Under-Sampled Phase Retrieval of Single Interference Fringe Based on Hilbert Transform

Abstract

Phase retrieval from single interference fringe is important and effective method in obtaining the real phase distribution. The original phase can be retrieved by the line integral of its gradient expressed as sine and cosine components, which were gained by the Hilbert transform twice from a single interference fringe pattern. However, this method fails when the phase transformation of the interference fringe is too fast. In this paper, a novel method to recover the continuous phase of the whole field is proposed to solve the above problems. The shear interference technique is introduced into the phase retrieval method to build an exponential 2-D complex light field of natural base for the phase slope obtained by the Hilbert transform. Then, the expressions of phase slopes in x- and y-directions are constructed as a discrete Poisson equation.

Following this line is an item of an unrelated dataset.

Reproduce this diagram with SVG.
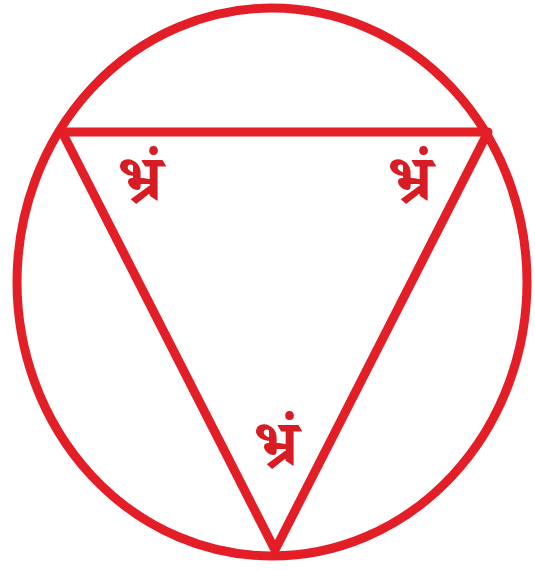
<svg xmlns="http://www.w3.org/2000/svg" width="535" height="571" viewBox="0 0 535 571">
<style>
.s{fill:none;stroke:#e31e26;stroke-width:9;stroke-linejoin:round}
.t{fill:#d81c24;font-family:"Noto Serif Devanagari","Noto Sans Devanagari","Lohit Devanagari","FreeSerif",serif;font-size:64px;font-weight:bold;text-anchor:middle}
</style>
<rect width="535" height="571" fill="#fff"/>
<g id="circle"><ellipse class="s" cx="272" cy="282" rx="255" ry="274"/></g>
<g id="triangle"><polygon class="s" points="62,132 488,132 275,550"/></g>
<g id="label-left"><text class="t" x="140" y="200">भ्रं</text></g>
<g id="label-right"><text class="t" x="410" y="200">भ्रं</text></g>
<g id="label-bottom"><text class="t" x="276" y="465">भ्रं</text></g>
</svg>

Therefore, the calculation of phase retrieval is equivalent to solve the discrete Poisson equation mathematically. Finally, the real phase is gotten by the weighted discrete cosine transform (WDCT) of the discrete Poisson equation. The simulation results verify the validity of this method and show that the proposed method can achieve the phase retrieval of the phase discontinuity in x- and y-directions, which leads to the under-sampled problem. It can restore the whole field phase distribution rapidly and accurately. Moreover, this method is applied to phase retrieval of interferometric synthetic aperture radar (InSAR) with the under-sampled problem in this paper. The experimental results show that this method can recover the phase of InSAR with the under-sampled problems caused by terrain abrupt change and so on. Compared with other commonly used methods, it achieved satisfactory results. This method provides a new idea for solving the under-sampled problem in the phase retrieval from a single-frame interference fringe.